Your new model includes **Batch Normalization** and **Dropout**, which were missing in the previous approach. These additions improve the model’s ability to **generalize** and **stabilize learning**.

---

## **Key Differences**

| Feature | **Previous Model** | **New Model** |
|---------|------------------|--------------|
| **Hidden Layer Neurons** | 128 | 256 → 128 |
| **Batch Normalization** | ❌ No | ✅ Yes (improves training stability) |
| **Dropout** | ❌ No | ✅ Yes (prevents overfitting) |
| **Regularization Impact** | Overfits more easily | More resistant to overfitting |
| **Training Stability** | Can have unstable gradients | Normalized activations, stable learning |
| **Generalization** | Good on training data, but may overfit | Better generalization to test data |
| **Test Accuracy** | 0.830299973487854 | 0.8337000012397766 |

New model is slightly better - the comments below are wrong

The test accuracy decreased slightly in this case. This outcome highlights an important aspect of machine learning: improvements in model architecture don't always lead to better performance, and sometimes simpler models can outperform more complex ones, especially on smaller datasets like Fashion MNIST.

Here are a few additional steps you can take to try and improve the model's performance:

1. **Adjust the Dropout Rate**: The dropout rate of 0.5 might be too high, causing the model to lose relevant information. Try reducing it to 0.3 or 0.2.

2. **Fine-Tune the Model Complexity**: The addition of more neurons might have made the model too complex.

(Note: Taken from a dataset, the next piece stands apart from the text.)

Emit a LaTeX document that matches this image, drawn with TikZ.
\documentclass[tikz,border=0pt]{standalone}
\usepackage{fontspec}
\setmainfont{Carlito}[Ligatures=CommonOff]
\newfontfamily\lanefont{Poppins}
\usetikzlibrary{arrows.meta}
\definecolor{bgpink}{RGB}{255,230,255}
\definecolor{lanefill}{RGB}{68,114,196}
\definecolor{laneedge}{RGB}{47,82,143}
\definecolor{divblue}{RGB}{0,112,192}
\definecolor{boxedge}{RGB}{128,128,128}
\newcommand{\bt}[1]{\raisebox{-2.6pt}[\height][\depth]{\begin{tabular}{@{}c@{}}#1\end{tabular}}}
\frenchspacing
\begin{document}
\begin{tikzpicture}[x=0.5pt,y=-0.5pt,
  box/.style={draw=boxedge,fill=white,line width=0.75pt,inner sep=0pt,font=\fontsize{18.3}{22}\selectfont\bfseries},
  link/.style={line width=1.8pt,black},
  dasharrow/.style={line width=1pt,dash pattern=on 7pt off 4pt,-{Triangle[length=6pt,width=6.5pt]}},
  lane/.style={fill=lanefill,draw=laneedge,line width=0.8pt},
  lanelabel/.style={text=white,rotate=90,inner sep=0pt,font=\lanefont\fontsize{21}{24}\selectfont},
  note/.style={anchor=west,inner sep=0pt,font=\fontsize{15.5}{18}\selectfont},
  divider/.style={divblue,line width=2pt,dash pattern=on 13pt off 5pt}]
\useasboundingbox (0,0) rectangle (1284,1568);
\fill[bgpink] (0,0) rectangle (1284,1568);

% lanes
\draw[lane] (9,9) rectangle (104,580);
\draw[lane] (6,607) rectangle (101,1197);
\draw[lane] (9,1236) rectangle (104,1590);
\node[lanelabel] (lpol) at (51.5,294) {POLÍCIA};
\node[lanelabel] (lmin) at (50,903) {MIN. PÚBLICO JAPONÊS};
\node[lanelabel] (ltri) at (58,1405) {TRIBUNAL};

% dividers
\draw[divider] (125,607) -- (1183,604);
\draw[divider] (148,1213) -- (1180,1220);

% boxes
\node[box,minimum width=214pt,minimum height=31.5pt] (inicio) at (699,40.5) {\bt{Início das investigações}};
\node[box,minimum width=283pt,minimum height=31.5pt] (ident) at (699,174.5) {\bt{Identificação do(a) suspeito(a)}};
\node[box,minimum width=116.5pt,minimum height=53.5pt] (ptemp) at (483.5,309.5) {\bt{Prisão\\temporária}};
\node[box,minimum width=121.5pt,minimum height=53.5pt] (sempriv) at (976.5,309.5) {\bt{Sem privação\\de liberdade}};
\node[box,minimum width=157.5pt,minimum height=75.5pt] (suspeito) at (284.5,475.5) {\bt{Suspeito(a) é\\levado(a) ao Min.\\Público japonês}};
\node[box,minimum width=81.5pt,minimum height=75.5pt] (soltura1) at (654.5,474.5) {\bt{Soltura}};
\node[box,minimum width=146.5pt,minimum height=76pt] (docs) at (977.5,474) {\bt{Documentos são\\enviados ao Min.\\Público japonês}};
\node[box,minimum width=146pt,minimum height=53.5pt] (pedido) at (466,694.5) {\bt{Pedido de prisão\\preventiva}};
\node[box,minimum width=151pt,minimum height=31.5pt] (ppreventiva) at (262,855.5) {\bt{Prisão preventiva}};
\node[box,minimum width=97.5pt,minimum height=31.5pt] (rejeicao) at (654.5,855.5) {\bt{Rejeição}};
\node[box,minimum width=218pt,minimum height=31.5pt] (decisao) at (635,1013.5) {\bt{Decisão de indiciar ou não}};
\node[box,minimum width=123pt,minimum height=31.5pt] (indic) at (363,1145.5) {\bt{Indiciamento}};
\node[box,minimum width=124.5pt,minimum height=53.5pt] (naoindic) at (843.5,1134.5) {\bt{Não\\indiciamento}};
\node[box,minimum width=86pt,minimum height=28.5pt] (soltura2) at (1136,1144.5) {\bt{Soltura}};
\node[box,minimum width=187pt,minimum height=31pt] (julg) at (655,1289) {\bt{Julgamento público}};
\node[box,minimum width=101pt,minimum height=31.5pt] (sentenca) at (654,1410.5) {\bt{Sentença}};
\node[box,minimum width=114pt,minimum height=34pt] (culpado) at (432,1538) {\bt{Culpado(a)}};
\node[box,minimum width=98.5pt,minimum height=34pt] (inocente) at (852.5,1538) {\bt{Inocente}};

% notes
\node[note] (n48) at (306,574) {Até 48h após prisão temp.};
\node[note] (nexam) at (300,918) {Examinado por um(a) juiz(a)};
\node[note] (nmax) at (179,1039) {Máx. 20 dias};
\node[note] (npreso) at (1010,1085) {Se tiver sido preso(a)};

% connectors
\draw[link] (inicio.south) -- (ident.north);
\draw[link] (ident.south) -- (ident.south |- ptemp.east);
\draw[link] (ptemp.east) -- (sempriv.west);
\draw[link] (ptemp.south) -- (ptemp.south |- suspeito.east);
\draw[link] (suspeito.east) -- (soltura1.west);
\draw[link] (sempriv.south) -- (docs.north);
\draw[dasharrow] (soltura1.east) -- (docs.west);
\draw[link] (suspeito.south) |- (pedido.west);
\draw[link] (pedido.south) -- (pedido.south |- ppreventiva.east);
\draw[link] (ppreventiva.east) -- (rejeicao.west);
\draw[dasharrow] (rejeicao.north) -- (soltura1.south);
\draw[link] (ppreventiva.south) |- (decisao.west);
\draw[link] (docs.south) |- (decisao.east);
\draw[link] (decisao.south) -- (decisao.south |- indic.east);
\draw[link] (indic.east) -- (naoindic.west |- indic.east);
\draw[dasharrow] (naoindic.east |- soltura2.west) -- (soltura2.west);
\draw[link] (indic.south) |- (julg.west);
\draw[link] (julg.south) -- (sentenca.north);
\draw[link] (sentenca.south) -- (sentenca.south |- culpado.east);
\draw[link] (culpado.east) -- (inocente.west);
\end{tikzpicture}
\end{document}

Try reducing the number of neurons in the dense layers.

3. **Experiment with Different Optimizers**: While Adam is a strong general-purpose optimizer, sometimes others like SGD (with a momentum) or RMSprop might yield better results for specific problems.

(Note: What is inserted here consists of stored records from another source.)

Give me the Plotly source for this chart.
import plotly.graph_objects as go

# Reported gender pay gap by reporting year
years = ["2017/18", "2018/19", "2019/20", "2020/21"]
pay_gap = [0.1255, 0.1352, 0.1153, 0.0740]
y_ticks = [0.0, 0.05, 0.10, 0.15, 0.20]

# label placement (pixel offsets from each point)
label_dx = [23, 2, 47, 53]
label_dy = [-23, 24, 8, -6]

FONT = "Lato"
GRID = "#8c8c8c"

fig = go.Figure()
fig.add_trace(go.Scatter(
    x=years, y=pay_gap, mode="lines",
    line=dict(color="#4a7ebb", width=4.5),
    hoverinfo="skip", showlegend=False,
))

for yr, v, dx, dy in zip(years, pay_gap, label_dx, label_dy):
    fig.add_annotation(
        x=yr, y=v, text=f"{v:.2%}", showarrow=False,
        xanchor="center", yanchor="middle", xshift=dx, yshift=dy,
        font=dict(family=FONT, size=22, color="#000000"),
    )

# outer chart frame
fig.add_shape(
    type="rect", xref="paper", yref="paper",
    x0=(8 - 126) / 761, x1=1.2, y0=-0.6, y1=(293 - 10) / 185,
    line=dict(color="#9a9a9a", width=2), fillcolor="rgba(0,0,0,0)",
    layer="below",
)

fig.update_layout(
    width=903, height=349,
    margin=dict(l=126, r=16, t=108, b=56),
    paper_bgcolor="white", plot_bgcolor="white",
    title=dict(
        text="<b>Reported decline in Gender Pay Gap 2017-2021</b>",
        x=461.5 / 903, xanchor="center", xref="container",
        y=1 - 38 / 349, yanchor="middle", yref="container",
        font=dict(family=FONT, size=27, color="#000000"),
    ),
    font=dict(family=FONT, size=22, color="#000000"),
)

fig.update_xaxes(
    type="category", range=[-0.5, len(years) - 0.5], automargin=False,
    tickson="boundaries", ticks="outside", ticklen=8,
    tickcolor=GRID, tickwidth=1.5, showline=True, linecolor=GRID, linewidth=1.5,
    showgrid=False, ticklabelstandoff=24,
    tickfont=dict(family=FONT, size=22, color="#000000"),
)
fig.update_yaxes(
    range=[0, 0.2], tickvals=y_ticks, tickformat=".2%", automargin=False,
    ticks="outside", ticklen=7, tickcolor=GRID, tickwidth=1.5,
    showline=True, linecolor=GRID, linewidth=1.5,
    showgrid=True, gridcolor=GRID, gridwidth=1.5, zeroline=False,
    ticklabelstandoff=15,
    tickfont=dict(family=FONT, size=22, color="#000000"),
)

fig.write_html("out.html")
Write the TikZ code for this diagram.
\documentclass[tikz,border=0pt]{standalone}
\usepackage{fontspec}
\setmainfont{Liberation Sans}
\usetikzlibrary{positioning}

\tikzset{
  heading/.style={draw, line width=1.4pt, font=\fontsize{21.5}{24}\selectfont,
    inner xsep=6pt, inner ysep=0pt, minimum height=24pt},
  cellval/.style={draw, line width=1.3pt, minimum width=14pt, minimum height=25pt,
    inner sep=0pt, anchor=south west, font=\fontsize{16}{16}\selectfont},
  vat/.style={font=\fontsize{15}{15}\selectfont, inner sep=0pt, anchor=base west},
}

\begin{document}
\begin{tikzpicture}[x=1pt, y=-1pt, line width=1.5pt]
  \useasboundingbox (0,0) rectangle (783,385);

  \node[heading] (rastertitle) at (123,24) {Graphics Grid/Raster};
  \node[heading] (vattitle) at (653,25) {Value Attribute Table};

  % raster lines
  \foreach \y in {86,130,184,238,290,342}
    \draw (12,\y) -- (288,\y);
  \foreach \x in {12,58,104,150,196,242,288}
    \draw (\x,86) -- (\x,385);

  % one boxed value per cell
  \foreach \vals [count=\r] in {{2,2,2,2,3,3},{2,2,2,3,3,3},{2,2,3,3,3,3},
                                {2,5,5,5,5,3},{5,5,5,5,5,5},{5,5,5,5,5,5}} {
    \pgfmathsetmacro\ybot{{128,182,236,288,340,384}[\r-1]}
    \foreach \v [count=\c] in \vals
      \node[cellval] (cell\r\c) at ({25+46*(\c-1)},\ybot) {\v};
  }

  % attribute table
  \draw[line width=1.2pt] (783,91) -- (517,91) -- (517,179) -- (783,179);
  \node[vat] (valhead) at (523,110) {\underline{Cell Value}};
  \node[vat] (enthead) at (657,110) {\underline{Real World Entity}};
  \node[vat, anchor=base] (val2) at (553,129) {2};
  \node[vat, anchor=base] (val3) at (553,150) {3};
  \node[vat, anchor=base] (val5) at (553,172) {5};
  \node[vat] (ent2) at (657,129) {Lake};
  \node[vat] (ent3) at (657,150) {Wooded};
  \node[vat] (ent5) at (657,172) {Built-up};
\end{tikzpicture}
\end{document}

4. **Modify the Learning Rate**: Adjusting the learning rate of the Adam optimizer could also lead to better results. A lower learning rate with more epochs can sometimes achieve better generalization.

5. **Experiment with Batch Sizes**: Smaller or larger batch sizes can impact the model's ability to generalize and learn effectively.

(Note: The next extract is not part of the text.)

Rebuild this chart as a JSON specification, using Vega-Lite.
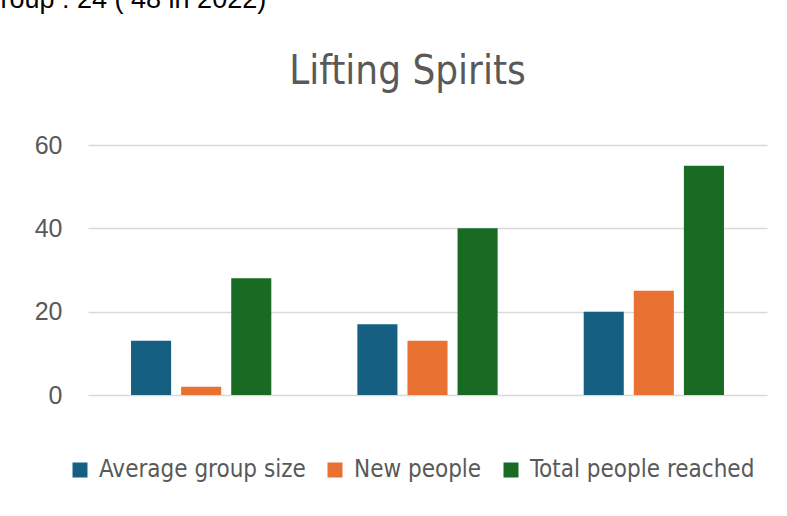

6. **Cross-Validation**: Instead of a single validation split, use k-fold cross-validation for a more robust estimate of model performance.

Let's adjust the code with some of these suggestions.

In [30]:
# Adjust the model architecture and training parameters
model = Sequential()
model.add(Dense(128, activation='relu', input_shape=(784,)))
model.add(Dropout(0.3))         # Reduced dropout rate
model.add(Dense(64, activation='relu'))
model.add(Dropout(0.3))         # Reduced dropout rate
model.add(Dense(10, activation='softmax'))

# Compile the model with a modified optimizer
#commenting out this one to test k-fold
#model.compile(optimizer='RMSprop',  # You can experiment with learning rate here
#              loss='sparse_categorical_crossentropy',
#              metrics=['accuracy'])

# Train the model with a different batch size
#model.fit(train_images, train_labels, epochs=50, batch_size=32,  # Smaller batch size
#          validation_split=0.2, callbacks=[early_stopping])

from sklearn.model_selection import KFold
import numpy as np

# Assuming train_images and train_labels are your data and labels
k = 5  # Number of folds
kf = KFold(n_splits=k, shuffle=True, random_state=42)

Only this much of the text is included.